Throughout his career, Parrish stayed in touch with his Aggie roots. When McLaughlin returned to Texas A&M to lead the Visualization program in 2007, he asked Parrish to join the Visualization Industry Partner advisory board, bringing him back to campus twice a year for meetings and updates on the program.
“I’ve always felt a special place for Visualization and what it provided to me,” Parrish said. “I was so happy for Tim and impressed with what he’s been able to accomplish.”
Now as the program is a part of the School of Performance, Visualization and Fine Arts, with McLaughlin leading it as interim dean, Parrish considers his new role as “coming home.”
Parrish said he wants the Fort Worth campus to build on the positive foundation he received in the program, utilizing technology and encouraging artistry.
“For me, that is the key to A&M graduates being so sought after,” he said. “They have the technical problem-solving skills to figure things out when they break. And they have the artistic and compositional skills to make beautiful imagery. That’s what every studio is after. Ultimately, that is what every employer is after: a creative problem-solver.”
Parrish emphasizes the importance of the studio-based environment that prepared him for a career in visual effects — engaging with and working with peers, with a focus on communication.

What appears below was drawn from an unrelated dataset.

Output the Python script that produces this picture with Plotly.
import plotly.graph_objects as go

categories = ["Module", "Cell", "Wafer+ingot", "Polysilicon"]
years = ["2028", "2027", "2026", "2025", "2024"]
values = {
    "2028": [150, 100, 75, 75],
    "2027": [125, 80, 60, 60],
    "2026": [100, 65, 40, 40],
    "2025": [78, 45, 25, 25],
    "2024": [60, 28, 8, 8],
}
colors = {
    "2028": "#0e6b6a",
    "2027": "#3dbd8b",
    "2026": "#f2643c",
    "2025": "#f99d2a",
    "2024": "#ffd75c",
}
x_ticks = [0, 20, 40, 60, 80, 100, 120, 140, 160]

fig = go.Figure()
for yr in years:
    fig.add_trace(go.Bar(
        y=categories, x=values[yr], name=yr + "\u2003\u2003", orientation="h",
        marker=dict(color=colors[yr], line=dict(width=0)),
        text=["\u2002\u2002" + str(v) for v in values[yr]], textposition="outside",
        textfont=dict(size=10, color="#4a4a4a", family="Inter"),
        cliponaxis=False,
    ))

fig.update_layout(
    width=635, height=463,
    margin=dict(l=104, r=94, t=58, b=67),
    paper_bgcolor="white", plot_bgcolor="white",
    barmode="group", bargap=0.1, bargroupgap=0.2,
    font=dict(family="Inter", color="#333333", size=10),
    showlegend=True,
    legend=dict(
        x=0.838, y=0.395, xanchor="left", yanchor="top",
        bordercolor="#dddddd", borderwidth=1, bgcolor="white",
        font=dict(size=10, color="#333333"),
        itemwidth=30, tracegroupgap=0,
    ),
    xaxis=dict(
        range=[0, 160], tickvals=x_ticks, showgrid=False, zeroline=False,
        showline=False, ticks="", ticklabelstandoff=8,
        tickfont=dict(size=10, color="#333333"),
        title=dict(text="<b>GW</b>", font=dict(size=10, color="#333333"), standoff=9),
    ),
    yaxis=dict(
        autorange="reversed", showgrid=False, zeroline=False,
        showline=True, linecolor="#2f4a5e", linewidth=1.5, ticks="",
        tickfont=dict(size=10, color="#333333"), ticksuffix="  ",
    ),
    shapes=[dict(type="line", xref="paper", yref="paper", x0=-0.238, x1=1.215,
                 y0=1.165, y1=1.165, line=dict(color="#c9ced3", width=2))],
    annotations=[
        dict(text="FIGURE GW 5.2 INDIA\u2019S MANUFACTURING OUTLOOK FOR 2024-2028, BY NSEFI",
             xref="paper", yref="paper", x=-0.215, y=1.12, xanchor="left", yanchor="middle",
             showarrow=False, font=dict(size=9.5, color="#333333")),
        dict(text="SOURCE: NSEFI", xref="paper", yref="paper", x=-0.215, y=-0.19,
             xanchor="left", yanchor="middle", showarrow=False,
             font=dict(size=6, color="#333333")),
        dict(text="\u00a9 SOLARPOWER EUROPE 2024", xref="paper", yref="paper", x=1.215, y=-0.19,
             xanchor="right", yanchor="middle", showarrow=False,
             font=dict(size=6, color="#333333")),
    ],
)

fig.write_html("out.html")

“That was so valuable to me,” he said. “Every employer I’ve talked to who has hired someone from A&M says, ‘They are so good at communicating.’ Those soft skills of knowing how to engage and interact. It sounds simple, but those communication skills — they don’t come from sitting in a lecture hall and just listening. They don’t come from sitting in your room and reading. They come from engagement. They come from that active problem-solving and that ability to present work, receive critiques and take it as encouragement.”
Moving into the academic world after 28 years in the film industry has come with plenty of adjustments, Parrish said. But he noted that he can lean on his experiences in the entertainment industry and architecture, along with his team-building and mentoring skills, to provide students with opportunities like the ones he experienced.
“It’s exciting,” he said. “I’ve got a lot to learn. But I’m ready.”